I see, too, another figure that will not down in this coterie of Reformers, and that makes itself heard from beyond the Tweed. This is John Knox,[78] a near contemporary though something younger than most I have named, and not ripening to his greatest power till Henry VIII. had gone. Born of humble parentage in Scotland in the early quarter of the century, he was a rigid Papist in his young days, but a more rigid Reformer afterward; much time a prisoner; passing years at Geneva; not altogether a “gloomy, shrinking, fanatic,” but keeping, says Carlyle, “a pipe of Bordeaux in that old Edinboro house of his;” getting to know Cranmer, and the rest in England; discussing with these, changes of Church Service; counselling austerities, where Cranmer admitted laxities; afraid of no man, neither woman;—publishing in exile in Mary’s day—The first Blaste of the Trumpet against the monstrous Regiment of Women, and repenting this—quietly no doubt—when Elizabeth came to power.

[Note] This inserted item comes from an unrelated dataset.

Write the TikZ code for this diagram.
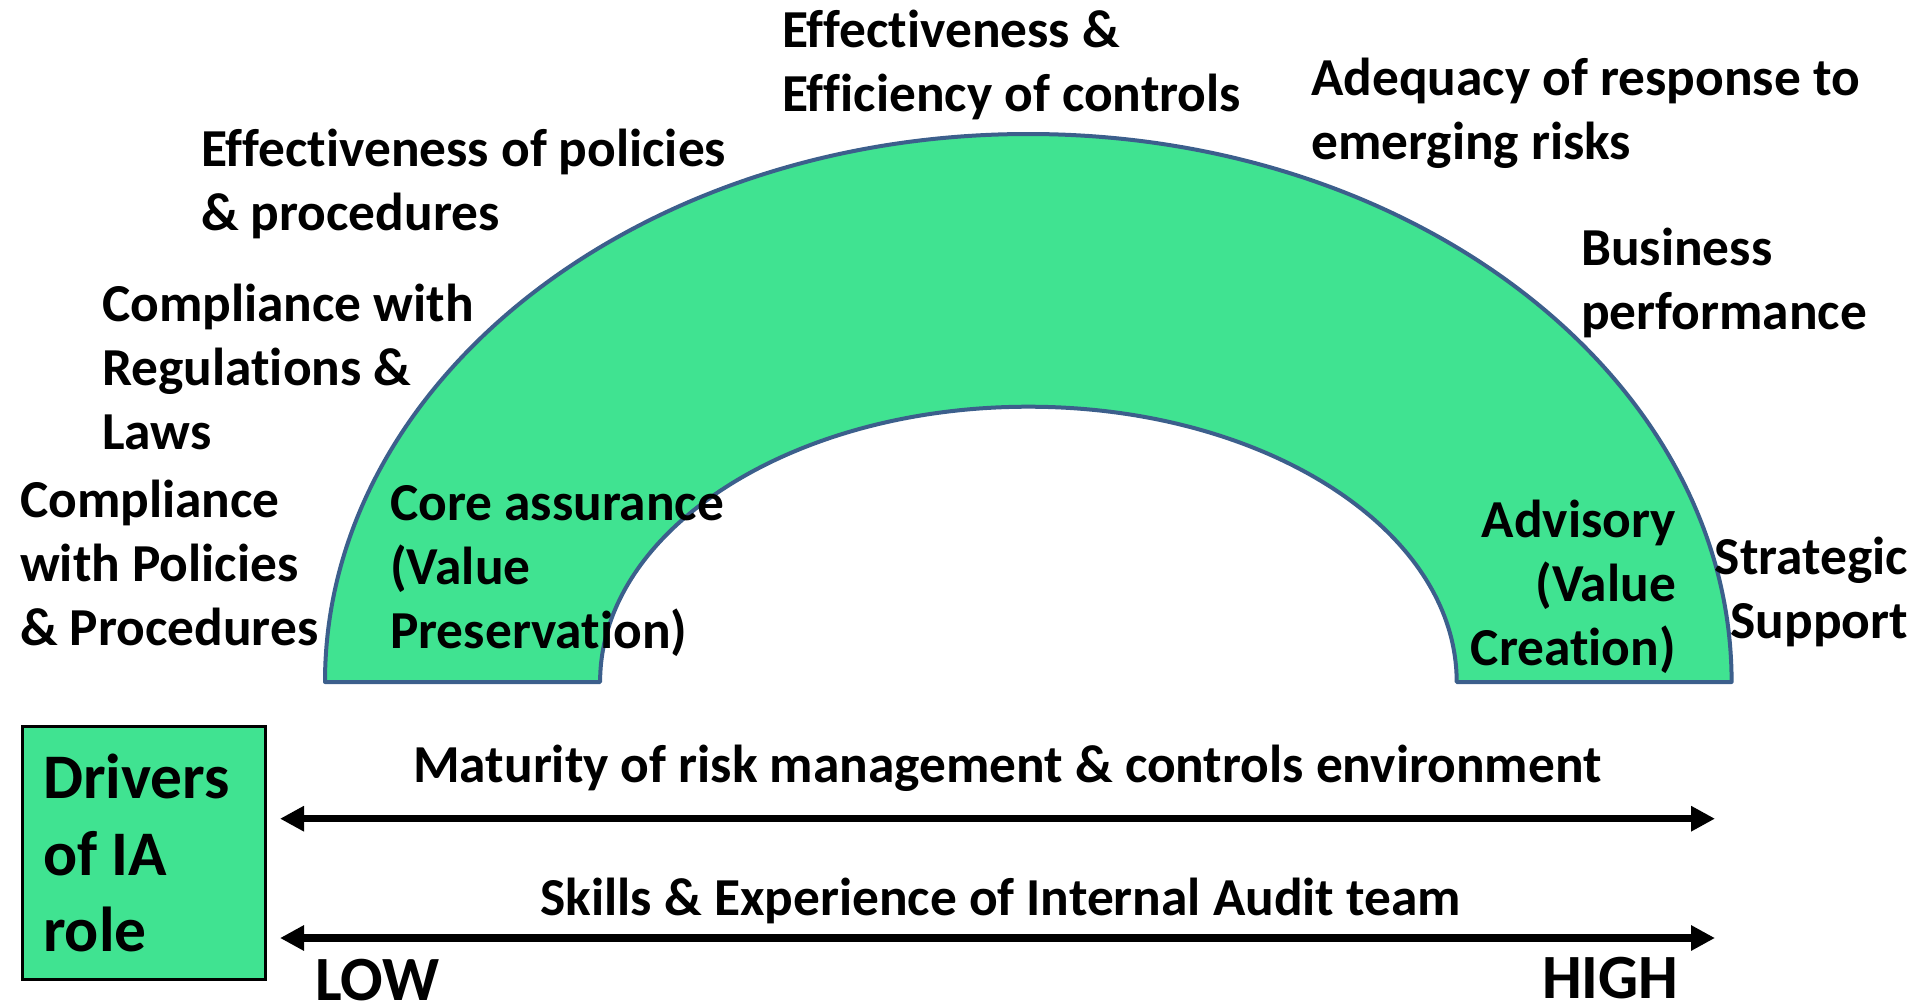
\documentclass[tikz,border=0pt]{standalone}
\usepackage{fontspec}
\setmainfont{Carlito}[Ligatures=NoCommon]
\usetikzlibrary{arrows.meta}

\definecolor{archgreen}{RGB}{64,227,145}
\definecolor{archedge}{RGB}{60,95,140}

\newcommand{\lblsize}{\fontsize{53.4}{64}\selectfont\bfseries}
\newcommand{\drvsize}{\fontsize{63.5}{76.5}\selectfont\bfseries}
\newcommand{\scalesize}{\fontsize{63}{74}\selectfont\bfseries}
% fixed-height strut so the first baseline sits a known distance below the node top
\newcommand{\topstrut}{\rule{0pt}{48pt}}

\begin{document}
\begin{tikzpicture}[x=1pt,y=-1pt,
  lbl/.style={inner sep=0pt, align=left, anchor=north west, font=\lblsize},
  lblr/.style={inner sep=0pt, align=right, anchor=north east, font=\lblsize},
  mid/.style={inner sep=0pt, anchor=base, font=\lblsize},
  endlbl/.style={inner sep=0pt, anchor=base west, font=\scalesize},
  scale arrow/.style={line width=7.5pt,
    {Triangle[length=24pt,width=24pt]}-{Triangle[length=24pt,width=24pt]}}]
\useasboundingbox (0,0) rectangle (1915,1005);

% block arc
\draw[archedge, line width=4pt, fill=archgreen, line join=round]
  (325,682) arc[start angle=180, end angle=0, x radius=703.3pt, y radius=548pt]
  -- (1456.7,682)
  arc[start angle=0, end angle=180, x radius=428.3pt, y radius=275.3pt]
  -- cycle;

% labels around the arc
\node (effctl) [lbl] at (782,-0.7) {\topstrut Effectiveness \&\\Efficiency of controls};
\node (adeq) [lbl] at (1311,47) {\topstrut Adequacy of response to\\emerging risks};
\node (effpol) [lbl] at (201,118.3) {\topstrut Effectiveness of policies\\\& procedures};
\node (bus) [lbl] at (1581,217.3) {\topstrut Business\\performance};
\node (compreg) [lbl] at (102,273) {\topstrut Compliance with\\Regulations \&\\Laws};
\node (comppol) [lbl] at (20,469) {\topstrut Compliance\\with Policies\\\& Procedures};
\node (strat) [lblr] at (1908,526) {\topstrut Strategic\\Support};

% labels inside the arc
\node (core) [lbl] at (390,472) {\topstrut Core assurance\\(Value\\Preservation)};
\node (adv) [lblr] at (1676,489) {\topstrut Advisory\\(Value\\Creation)};

% drivers box
\node (drvbox) [draw=black, line width=2.5pt, fill=archgreen, inner sep=0pt,
  minimum width=243pt, minimum height=252.6pt] at (144.2,853) {};
\node (drvtext) [inner sep=0pt, align=left, anchor=north west, font=\drvsize]
  at (43,742.5) {\rule{0pt}{56pt}Drivers\\of IA\\role};

% scales
\node (mat) [mid] at (1007.5,782.5) {Maturity of risk management \& controls environment};
\coordinate (matL) at (280,818.7);
\coordinate (matR) at (1715,818.7);
\draw[scale arrow] (matL) -- (matR);

\node (skl) [mid] at (1000.8,915) {Skills \& Experience of Internal Audit team};
\coordinate (sklL) at (280,938);
\coordinate (sklR) at (1715,938);
\draw[scale arrow] (sklL) -- (sklR);

\node (low) [endlbl] at (315,1000) {LOW};
\node (high) [endlbl] at (1542,998) {HIGH};
\end{tikzpicture}
\end{document}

A thin, frail man; strong no ways, but in courage, and in brain; with broad brows—black cap—locks floating gray from under it, in careless whirls that shook as he talked; an eye like a falcon’s that flashed the light of twenty years, when sixty were on his shoulders; in after years, writhing with rheumatic pains—crawling upon his stick and a servant’s arm into his Church of St. Andrews; lifted into his pulpit by the clerk and his attendant—leaning there on the desk, a wilted heap of humanity—panting, shaking, quivering—till his breath came, and the psalm and the lifted prayer gave courage; then—fierce torrents of speech (and a pounding of the pulpit till it seemed that it would fly in shivers), with a sharp, swift, piercing utterance that pricked ears as it pricked consciences, and made the roof-timbers clang with echoes.
Of all these men there are no books that take high rank in Literature proper—unless we except the Utopia of More, and the New Testament of Tyndale: but their lives and thought were welded by stout blows into the intellectual texture of the century and are not to be forgotten.